I'd say it would be interesting to allow Carr to undertake a trial run of the show's concept, using sacred artworks from multiple religions and / or monuments (etc.) honoring various nations, regimes, or movements. This would be a test to see if Carr and whoever else is behind the project would be willing to pull the same stunts under risk of actual consequences.

:rofl:

maximus otter
 
Just been watching the French breakfast news on TF1.
Five works of art were vandalised yesterday at the Pompidou-Metz Center, including Gustave Courbet's famous nude "L'Origine du monde".
The paintings had "Me too" daubed across them.
Two women have been arrested.
 
I really don't understand it all.
It's great publicity for the protest movement, though I can't see this being either effective, or even positive, to generate support.
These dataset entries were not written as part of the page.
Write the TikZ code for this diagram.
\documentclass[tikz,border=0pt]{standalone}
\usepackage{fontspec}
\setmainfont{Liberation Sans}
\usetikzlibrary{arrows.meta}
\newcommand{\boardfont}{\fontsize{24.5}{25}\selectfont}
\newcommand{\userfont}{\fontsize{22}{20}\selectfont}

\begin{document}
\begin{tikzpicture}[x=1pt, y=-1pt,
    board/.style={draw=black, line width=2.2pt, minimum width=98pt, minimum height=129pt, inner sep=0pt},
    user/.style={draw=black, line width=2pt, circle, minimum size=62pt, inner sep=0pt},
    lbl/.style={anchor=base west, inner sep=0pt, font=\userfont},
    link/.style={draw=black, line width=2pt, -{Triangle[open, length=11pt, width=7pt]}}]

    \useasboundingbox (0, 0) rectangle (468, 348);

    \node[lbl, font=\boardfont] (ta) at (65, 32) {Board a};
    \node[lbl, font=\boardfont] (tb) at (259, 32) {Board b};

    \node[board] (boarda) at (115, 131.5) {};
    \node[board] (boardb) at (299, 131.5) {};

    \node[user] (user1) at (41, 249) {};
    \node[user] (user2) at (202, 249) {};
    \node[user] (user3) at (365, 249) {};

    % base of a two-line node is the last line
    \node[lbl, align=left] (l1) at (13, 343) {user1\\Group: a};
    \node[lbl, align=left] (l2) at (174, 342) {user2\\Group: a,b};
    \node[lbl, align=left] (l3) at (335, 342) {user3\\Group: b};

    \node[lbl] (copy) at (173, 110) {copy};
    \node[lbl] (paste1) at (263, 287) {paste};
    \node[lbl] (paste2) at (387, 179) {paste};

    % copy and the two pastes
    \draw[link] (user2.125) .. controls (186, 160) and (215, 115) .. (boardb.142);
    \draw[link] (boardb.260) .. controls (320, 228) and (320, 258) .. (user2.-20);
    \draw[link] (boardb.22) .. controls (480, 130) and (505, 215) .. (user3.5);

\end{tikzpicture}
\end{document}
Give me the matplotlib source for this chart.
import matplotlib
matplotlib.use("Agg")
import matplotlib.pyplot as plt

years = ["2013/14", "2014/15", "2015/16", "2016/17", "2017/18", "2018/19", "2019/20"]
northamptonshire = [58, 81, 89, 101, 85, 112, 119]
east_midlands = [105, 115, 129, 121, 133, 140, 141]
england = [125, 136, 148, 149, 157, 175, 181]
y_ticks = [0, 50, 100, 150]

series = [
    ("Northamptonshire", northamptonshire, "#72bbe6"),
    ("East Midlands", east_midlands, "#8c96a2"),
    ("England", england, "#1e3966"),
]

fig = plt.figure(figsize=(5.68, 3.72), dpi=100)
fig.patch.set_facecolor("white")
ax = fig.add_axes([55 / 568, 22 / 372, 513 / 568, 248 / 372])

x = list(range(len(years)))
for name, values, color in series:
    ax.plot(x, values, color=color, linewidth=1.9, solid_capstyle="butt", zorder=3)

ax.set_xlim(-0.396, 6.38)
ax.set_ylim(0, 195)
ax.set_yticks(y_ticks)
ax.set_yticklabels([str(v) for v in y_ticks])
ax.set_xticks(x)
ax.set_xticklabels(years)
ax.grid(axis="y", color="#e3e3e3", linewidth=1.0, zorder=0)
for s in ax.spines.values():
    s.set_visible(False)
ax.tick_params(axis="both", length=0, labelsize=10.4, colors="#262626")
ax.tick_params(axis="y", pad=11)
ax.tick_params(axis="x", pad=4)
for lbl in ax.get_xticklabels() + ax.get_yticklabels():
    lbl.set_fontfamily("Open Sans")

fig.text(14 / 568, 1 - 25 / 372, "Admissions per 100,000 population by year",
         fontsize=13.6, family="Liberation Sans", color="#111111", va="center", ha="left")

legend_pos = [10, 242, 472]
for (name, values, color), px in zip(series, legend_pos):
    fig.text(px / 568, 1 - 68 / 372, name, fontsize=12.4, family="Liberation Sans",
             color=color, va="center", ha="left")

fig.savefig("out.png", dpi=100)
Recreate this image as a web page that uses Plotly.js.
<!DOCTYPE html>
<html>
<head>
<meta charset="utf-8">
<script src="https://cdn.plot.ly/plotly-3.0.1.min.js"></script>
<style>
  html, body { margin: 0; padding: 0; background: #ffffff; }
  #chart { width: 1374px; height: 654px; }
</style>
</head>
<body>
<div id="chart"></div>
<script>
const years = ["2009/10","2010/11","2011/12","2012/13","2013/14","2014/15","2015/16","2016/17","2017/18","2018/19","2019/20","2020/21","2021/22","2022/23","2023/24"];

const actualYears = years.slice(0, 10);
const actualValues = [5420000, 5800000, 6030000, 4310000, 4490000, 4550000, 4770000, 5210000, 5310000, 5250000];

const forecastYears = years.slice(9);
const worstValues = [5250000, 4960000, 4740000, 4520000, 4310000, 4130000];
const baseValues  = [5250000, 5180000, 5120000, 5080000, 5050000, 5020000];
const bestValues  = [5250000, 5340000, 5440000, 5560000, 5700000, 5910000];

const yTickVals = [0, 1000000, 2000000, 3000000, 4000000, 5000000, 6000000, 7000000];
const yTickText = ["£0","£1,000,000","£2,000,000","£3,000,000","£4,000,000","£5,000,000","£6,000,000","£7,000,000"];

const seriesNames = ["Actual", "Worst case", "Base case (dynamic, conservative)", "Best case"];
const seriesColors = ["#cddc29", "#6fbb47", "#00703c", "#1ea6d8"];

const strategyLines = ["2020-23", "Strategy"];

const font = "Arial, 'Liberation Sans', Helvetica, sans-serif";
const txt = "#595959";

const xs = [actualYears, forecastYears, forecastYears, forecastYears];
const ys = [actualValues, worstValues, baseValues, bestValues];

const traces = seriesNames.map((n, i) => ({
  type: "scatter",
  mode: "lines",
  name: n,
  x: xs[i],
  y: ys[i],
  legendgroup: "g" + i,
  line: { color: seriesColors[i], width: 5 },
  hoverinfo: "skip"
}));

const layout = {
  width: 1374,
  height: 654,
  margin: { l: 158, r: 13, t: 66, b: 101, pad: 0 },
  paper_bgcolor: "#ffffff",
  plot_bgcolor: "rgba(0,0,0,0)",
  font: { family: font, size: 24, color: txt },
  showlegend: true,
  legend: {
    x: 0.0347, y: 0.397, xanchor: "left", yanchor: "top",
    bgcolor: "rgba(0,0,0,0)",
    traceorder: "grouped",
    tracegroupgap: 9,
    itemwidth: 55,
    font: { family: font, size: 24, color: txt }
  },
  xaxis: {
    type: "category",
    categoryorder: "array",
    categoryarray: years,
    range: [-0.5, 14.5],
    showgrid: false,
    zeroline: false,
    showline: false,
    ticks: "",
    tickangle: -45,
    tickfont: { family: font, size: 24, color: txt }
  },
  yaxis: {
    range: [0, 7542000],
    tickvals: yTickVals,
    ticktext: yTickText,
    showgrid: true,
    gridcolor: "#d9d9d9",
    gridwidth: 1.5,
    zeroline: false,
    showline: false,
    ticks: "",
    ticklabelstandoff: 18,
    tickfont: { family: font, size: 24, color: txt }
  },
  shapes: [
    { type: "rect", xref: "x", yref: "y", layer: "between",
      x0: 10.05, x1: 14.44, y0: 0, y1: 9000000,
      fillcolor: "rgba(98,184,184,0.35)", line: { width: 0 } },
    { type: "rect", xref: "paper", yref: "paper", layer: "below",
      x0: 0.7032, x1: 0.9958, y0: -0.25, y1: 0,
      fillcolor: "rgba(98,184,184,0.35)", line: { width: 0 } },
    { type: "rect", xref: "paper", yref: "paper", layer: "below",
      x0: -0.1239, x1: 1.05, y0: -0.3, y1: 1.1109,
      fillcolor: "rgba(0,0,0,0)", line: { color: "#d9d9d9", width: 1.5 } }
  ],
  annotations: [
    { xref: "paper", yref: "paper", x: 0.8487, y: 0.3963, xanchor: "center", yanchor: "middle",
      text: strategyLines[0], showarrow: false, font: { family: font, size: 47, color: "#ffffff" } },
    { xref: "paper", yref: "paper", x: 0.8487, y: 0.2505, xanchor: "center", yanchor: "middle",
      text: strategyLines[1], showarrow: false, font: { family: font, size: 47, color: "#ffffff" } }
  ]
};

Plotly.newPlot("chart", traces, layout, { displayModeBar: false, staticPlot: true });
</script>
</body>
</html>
Surely, any protest movement need people to sympathise with their aims?
 
One of the vandals is French "performance artist" Deborah de Robertis, who has a police record for exposing her genitals on several occasions, including at the Lourdes Catholic pilgrimage site. She remains under arrest.

I've heard nothing more about the anti-Israel vandals who destroyed the portrait of Lord Balfour in Cambridge recently. Maybe the British police could follow the French example and do something about such wanton acts of vandalism?
 
I really don't understand it all.
It's great publicity for the protest movement, though I can't see this being either effective, or even positive, to generate support. Surely, any protest movement need people to sympathise with their aims?

“There is no such thing as bad publicity.”

P.T. Barnum (attrib.)

Jejune gesture politics like those get attention, and they’re easier than - for instance - debating with an opponent. Also, they’ll receive no meaningful punishment.